“You seem to have it all so together,” somebody told me last week. Interesting perception, I thought, because I certainly don’t. “You seem to have such a close relationship with your children while other people struggle with their teenagers, and you have such nice family traditions and, in general, such positive relationships, and your business is going so well. How do you do that?” she continued.
Ever since that conversation, I have been puzzled as to why somebody might have that perception. Are all relationships in my life perfect? Of course not. Some relationships can certainly still be improved. And those that are healthy and loving relationships are the result of years and years of work. Relationships want to be built and maintained by spending quality time together and having open and honest conversations. I had to examine how my parents parented and change what didn’t work for me.
The second thing which probably creates the impression that everything is rosy is that I usually choose to focus on the positive. In every given moment, we have the choice to focus on everything that is not perfect or unsatisfactory, or we can choose to love what is. Do my daughters and I have disagreements? Of course. We talk about it, express our feelings and move on. Is my father the perfect father and grandfather? Of course not, but he loves us in the way he can. Does my partner always do what I would like him to do? Of course not. In fact, he does many things I would do completely differently. I could constantly focus on what I don’t like, or I can choose to focus on what I do like. It is, after all, not my job to change him or any other family member! My job is to love the people in my life the way they are.

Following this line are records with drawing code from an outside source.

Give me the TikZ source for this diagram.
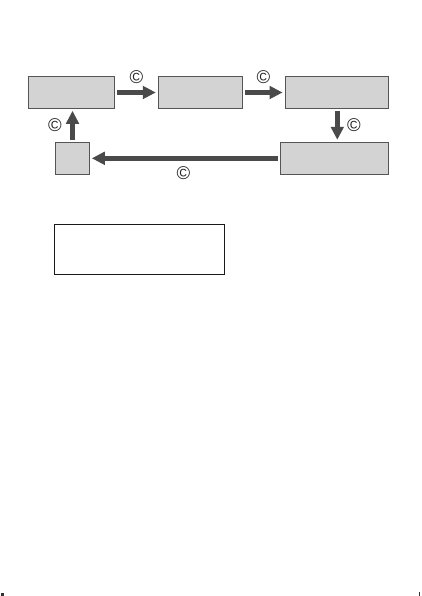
\documentclass[tikz,border=0pt]{standalone}
\usepackage{fontspec}
\setmainfont{Liberation Sans}
\usetikzlibrary{arrows.meta}
\definecolor{boxfill}{HTML}{D3D3D3}
\definecolor{boxline}{HTML}{555555}
\definecolor{arrowcol}{HTML}{4A4A4A}
\tikzset{
  graybox/.style={draw=boxline, line width=0.9pt, fill=boxfill, inner sep=0pt, outer sep=0pt},
  flow/.style={draw=arrowcol, line width=4.6pt, -{Triangle[width=12.5pt,length=13pt]}, shorten <=2.5pt, shorten >=2.5pt},
  cmark/.style={inner sep=0pt, font=\fontsize{18.5}{18.5}\selectfont, text=black!85},
}
\begin{document}
\begin{tikzpicture}[x=1pt,y=-1pt]
\useasboundingbox (0,0) rectangle (421,596);
% boxes
\node[graybox, minimum width=86pt, minimum height=31.6pt] (b1) at (71.3,92.5) {};
\node[graybox, minimum width=84pt, minimum height=31.6pt] (b2) at (200.3,92.5) {};
\node[graybox, minimum width=103.3pt, minimum height=31.6pt] (b3) at (336.7,92.5) {};
\node[graybox, minimum width=108.3pt, minimum height=32pt] (b4) at (334.2,158.3) {};
\node[graybox, minimum width=33.6pt, minimum height=32pt] (b5) at (72.5,158.3) {};
% arrows
\draw[flow] (b1.east) -- (b2.west);
\draw[flow] (b2.east) -- (b3.west);
\draw[flow] (b3.south -| 337.3,0) -- (b4.north -| 337.3,0);
\draw[flow] (b4.west) -- (b5.east);
\draw[flow] (b5.north) -- (b5.north |- b1.south);
% copyright marks
\node[cmark] (c1) at (136.5,77.5) {©};
\node[cmark] (c2) at (263.5,77.5) {©};
\node[cmark] (c3) at (354,125.5) {©};
\node[cmark] (c4) at (183.5,173) {©};
\node[cmark] (c5) at (55,125.5) {©};
% lower empty frame
\node[draw=black!90, line width=0.9pt, fill=white, minimum width=170pt, minimum height=49.7pt, inner sep=0pt] (frame) at (139.3,249.2) {};
% corner marks
\fill[black!80] (1,593) rectangle (3.5,596);
\fill[black!80] (418.5,592) rectangle (420,596);
\end{tikzpicture}
\end{document}
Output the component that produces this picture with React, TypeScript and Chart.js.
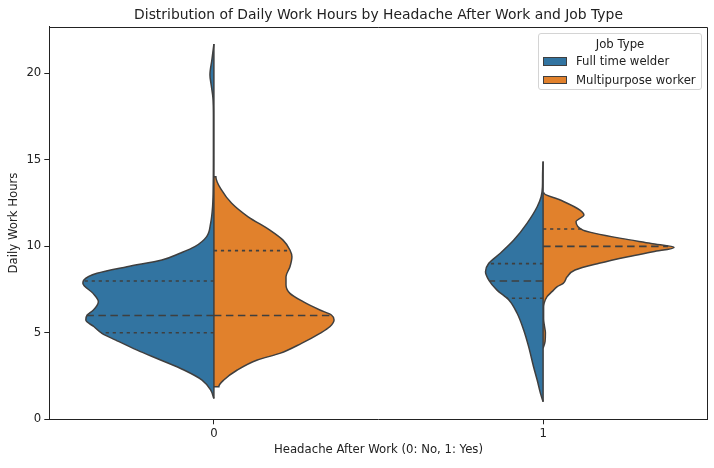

In her book Wabi Sabi Love, Arielle Ford describes how to accept, embrace and love imperfection: your own and your partner’s. She shows that how we choose to see things informs the way they appear to us: “The human mind can be a fault-finding machine uniquely equipped to focus with laserlike precision on the few things that are lacking, rather than on the bigger picture of all that we have in abundance.” (Arielle Ford)
She teaches in her book to love and value imperfection, based on an Ancient tradition called Wabi Sabi. In the world of Wabi Sabi, a broken vase with a crack, for example, is way more valuable than it was when it was not cracked.
Arielle Ford relates this ancient art form to love and our relationships. Wabi Sabi love is grounded in acceptance. “It’s the practice of accepting the flaws, imperfections, and limitations—as well as the gifts and the blessings—that form your shared history as a couple.” (Arielle Ford)
In chapter 3, Arielle Ford describes a man who used to be challenged with accepting his partner’s emotional and mental state. The husband worked from home, and the wife in a busy office. Frequently, she would come home in a tizzy, stressed out, tired, grumpy, and needing some TLC. Her husband’s righteous reply used to be, “didn’t you meditate today?” At that point, she would get even angrier, and they would end up in a fight.
What was really going on underneath? He couldn’t stand her upset energy and tried to fix her rather than embracing her, accepting her present state of mind and allowing her to find her own centre. They learned to handle this situation differently with Wabi Sabi Love. Instead of making his wife feel inadequate, the husband now understands that she wants to be heard. If he reverts to the lecturing voice that wants to point out the stress-reductive effects of meditations, she does not get more upset as she used to. They now have a code to signal to each other that old ineffective behaviours have surfaced.
Wabi Sabi Love means “exploring, embracing, and actually falling in love with the cracks in each other and ourselves.” (Arielle Ford) It’s not an easy practice. I certainly need reminders to love more and more in the Wabi Sabi way, but I invite you to try this: Start loving your own imperfections and mistakes and apply the same to the people in your life. Love yourself with all your emotions and challenges. Love your partner, your children and your parents for who (s)he is/are and not for who you hope (s)he will be one day.
Image by René Schindler from Pixabay
The comment which was made to me also brought up another interesting question for me. In how far do we—especially as women—hold back from showing our happiness and success to others? How often do we pretend to be smaller than we are so that other people don’t feel jealous or envious, or bad about themselves? How often do we use complaining to bond with other women because we focus on perfection instead of loving life’s imperfections?
Do we serve anybody by making ourselves smaller and less happy? We neither serve ourselves nor others. Instead, we influence our own experience. We are willing to feel less satisfied and happy in a given moment to commiserate with somebody else. We choose to feel like victims rather than like manifestors of our reality. We are also not encouraging others to shine their whole light brightly.
Don’t be afraid to be happy and shine your light. What others think cannot change your feelings unless you allow it to. Choose your friends wisely but remember no jealousy or envy can affect you if you come from a loving heart wishing the best for everybody.
“Because others cannot vibrate in your experience, they cannot affect the outcome of your experience. They can hold their opinions, but unless their opinion affects your opinion, their opinion matters not at all. A million people could be pushing against you, and it would not negatively affect you unless you push back. They are affecting what happens in their experience. They are affecting their point of attraction—but it does not affect you unless you push against them.”